Submitted to: International Conference on Precision Agriculture Abstracts & Proceedings
Publication Type: Proceedings
Publication Acceptance Date: 5/30/2016
Publication Date: 7/31/2016
Citation: Yost, M.A., Kitchen, N.R., Sudduth, K.A., Drummond, S.T., Sadler, E.J. 2016. A decade of precision agriculture impacts on grain yield and yield variation. In: 13th International Conference on Precision Agriculture Proceedings, July 31-August 3, 2016, St. Louis, Missouri. Available: https://ispag.org/proceedings/?action=abstract&id=2109&search=types.
Interpretive Summary: The ability of precision agriculture to maintain or increase grain yield has not been evaluated at a field scale over long periods of time. Starting in 1993, grain yield and other spatial data were measured across a 88-ha field with claypan soils near Centralia, Missouri. For the first 11 years (1993-2003), the field was managed conventionally with annual rotations of corn and soybean, annual tillage, and uniform chemical inputs. For the next 11 years (2004-2014), the field was managed as a precision agriculture/conservation system with cover crops, no-tillage, crop rotation changes, and variable-rate chemical inputs. As one of the few fields in the United States with over two decades of spatial yield data, this information offers a valuable look at the capabilities of precision agriculture. Results showed that a decade of a precision agriculture system maintained, but did not increase, corn or soybean grain yield. However, the precision agriculture system did cause less variation in grain yields from year to year in many areas of the field, despite more extreme weather conditions than during the conventional management. These results indicate that yield may be more stable from year to year with precision agriculture and conservation. This information will aid in the further acceptance and use of conservation practices by farmers and farm advisors on claypan landscapes. Increased use of conservation practices should maintain farmer’s long-term crop yields, reduce variability in their crop yield, and increase the stability of their yields across a range of growing conditions.

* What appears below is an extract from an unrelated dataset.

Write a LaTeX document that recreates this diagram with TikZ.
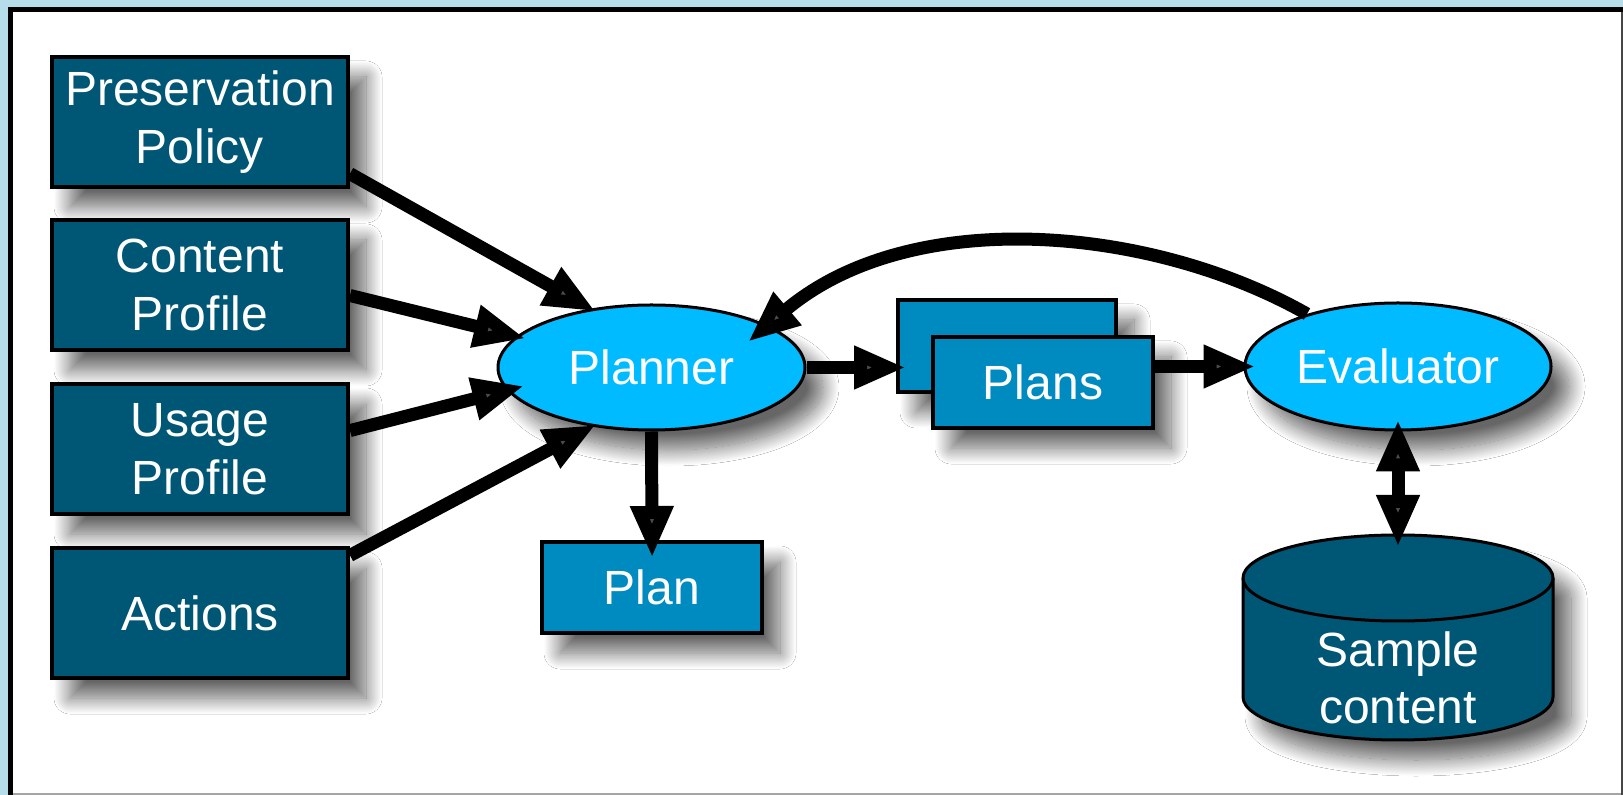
\documentclass[tikz,border=0pt]{standalone}
\usepackage{fontspec}
\setmainfont{Liberation Sans}
\usetikzlibrary{arrows.meta,shapes.geometric,shadows.blur,calc}

\definecolor{pagebg}{RGB}{181,221,234}
\definecolor{boxdark}{RGB}{0,86,117}
\definecolor{boxmid}{RGB}{0,139,192}
\definecolor{ellblue}{RGB}{0,187,255}
\definecolor{rimdark}{RGB}{70,70,70}
\definecolor{rimgray}{RGB}{165,165,165}

\tikzset{
  softshadow/.style={blur shadow={shadow xshift=9pt, shadow yshift=-10pt,
      shadow blur radius=8pt, shadow opacity=60, shadow blur steps=24}},
  wtext/.style={text=white, align=center, font=\fontsize{24pt}{28.8pt}\selectfont},
  inbox/.style={rectangle, draw=black, line width=2pt, fill=boxdark,
      minimum width=148pt, minimum height=65pt, inner sep=0pt, softshadow, wtext},
  planbox/.style={rectangle, draw=black, line width=2pt, fill=boxmid,
      minimum width=110pt, minimum height=45.5pt, inner sep=0pt, softshadow, wtext},
  procell/.style={ellipse, draw=black, line width=1.5pt, fill=ellblue,
      inner sep=0pt, softshadow, wtext},
  flow/.style={line width=6.5pt, -{Triangle[length=26pt,width=20pt]}},
  biflow/.style={line width=6.5pt,
      {Triangle[length=26pt,width=20pt]}-{Triangle[length=26pt,width=20pt]}},
}

\begin{document}
\begin{tikzpicture}[x=0.5pt, y=-0.5pt]
  \useasboundingbox (0,0) rectangle (1623,795);

  % page background and framed panel
  \fill[pagebg] (0,0) rectangle (1623,795);
  \fill[white] (10,9) rectangle (1623,795);
  \draw[rimgray, line width=1pt] (10,794) -- (1623,794);
  \draw[rimdark, line width=1pt] (1621.5,9) -- (1621.5,795);
  \draw[black, line width=2.2pt] (10.5,795) -- (10.5,9.5) -- (1623,9.5);

  % inputs
  \node[inbox] (pp) at (200,122) {Preservation\\Policy};
  \node[inbox] (cp) at (200,285) {Content\\Profile};
  \node[inbox] (up) at (200,449) {Usage\\Profile};
  \node[inbox] (ac) at (200,613) {Actions};

  % planner and outputs
  \node[procell, minimum width=153.5pt, minimum height=62.5pt] (planner) at (651.5,367.5) {Planner};
  \node[planbox, minimum width=109pt, minimum height=46pt] (plansback) at (1007,346) {};
  \node[planbox] (plans) at (1043,382.5) {Plans};
  \node[planbox] (plan) at (652,587.5) {Plan};

  % evaluator
  \node[procell, minimum width=153pt, minimum height=63.5pt] (evaluator) at (1398,366.5) {Evaluator};

  % sample content store
  \path[fill=boxdark, draw=black, line width=1.5pt, softshadow]
    (1243,578) -- (1243,697)
    arc[start angle=180, end angle=0, x radius=155, y radius=43]
    -- (1553,578)
    arc[start angle=0, end angle=-180, x radius=155, y radius=43] -- cycle;
  \draw[line width=1.5pt] (1243,578) arc[start angle=180, end angle=0, x radius=155, y radius=43];
  \node[wtext] (db) at (1398,678) {Sample\\content};
  \coordinate (dbtop) at (1398,535);

  % connectors
  \draw[flow, shorten >=-3pt] (pp.-19.7) -- (planner.136);
  \draw[flow, shorten >=-5pt] (cp.-4.6) -- (planner.167.5);
  \draw[flow, shorten >=-9pt] (up.7.2) -- (planner.189.4);
  \draw[flow, shorten >=-2pt] (ac.21.8) -- (planner.225.5);
  \draw[flow, shorten >=-5pt] (planner.east) -- (planner.east -| plansback.west);
  \draw[flow, shorten >=-6pt] (plans.east |- evaluator.west) -- (evaluator.west);
  \draw[flow, shorten >=-9pt] (planner.south) -- (plan.north);
  \draw[flow, shorten >=-13pt] (evaluator.150) .. controls (1150,225) and (910,205) .. (planner.20);
  \draw[biflow, shorten <=-6pt, shorten >=-6pt] (evaluator.south) -- (dbtop);
\end{tikzpicture}
\end{document}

Technical Abstract: Targeting management practices and inputs with precision agriculture has high potential to meet some of the grand challenges of sustainability in the coming century, including simultaneously improving crop yields and reducing environmental impacts. Although the potential is high, few studies have documented long-term effects of precision agriculture on crop production and environmental quality. More specifically, long-term impacts of precision conservation practices such as cover crops, no-tillage, diversified crop rotations, and precision nutrient management on field-scale crop production across landscapes are not well understood. To better understand these impacts, a 36-ha field in central Missouri was monitored for over a decade as both a conventional (1991-2003) and a precision agriculture system (PAS) (2004-2014). Conventional management was annual mulch-tillage in a 2 yr corn (Zea mays L.)-soybean [Glycine max (L.) Merr.] rotation. Key aspects of the PAS were the addition of no-tillage, cover crops, winter wheat (Triticum aestivum L.) instead of corn on areas with shallow topsoil and low corn profitability, and variable-rate nutrient (N, P, K, and lime) applications. The objective of this research was to evaluate how a decade of PAS influenced temporal and spatial dynamics of grain yield. In the northern half of the field, wheat in PAS had higher relative grain yield and reduced temporal yield variation on shallow topsoil, but reduced relative grain yield on deep soil in the drainage channel compared to pre-PAS corn. In the southern half of the field where corn remained in production, PAS did not increase yield, but did reduce temporal yield variability. Across the whole field, soybean yield and temporal yield variation were only marginally influenced by PAS. Spatial yield variation of any crop was not altered by PAS. Therefore, the greatest production advantage of a decade of precision agriculture was reduced temporal yield variation, which leads to greater yield stability and resilience to changing climate.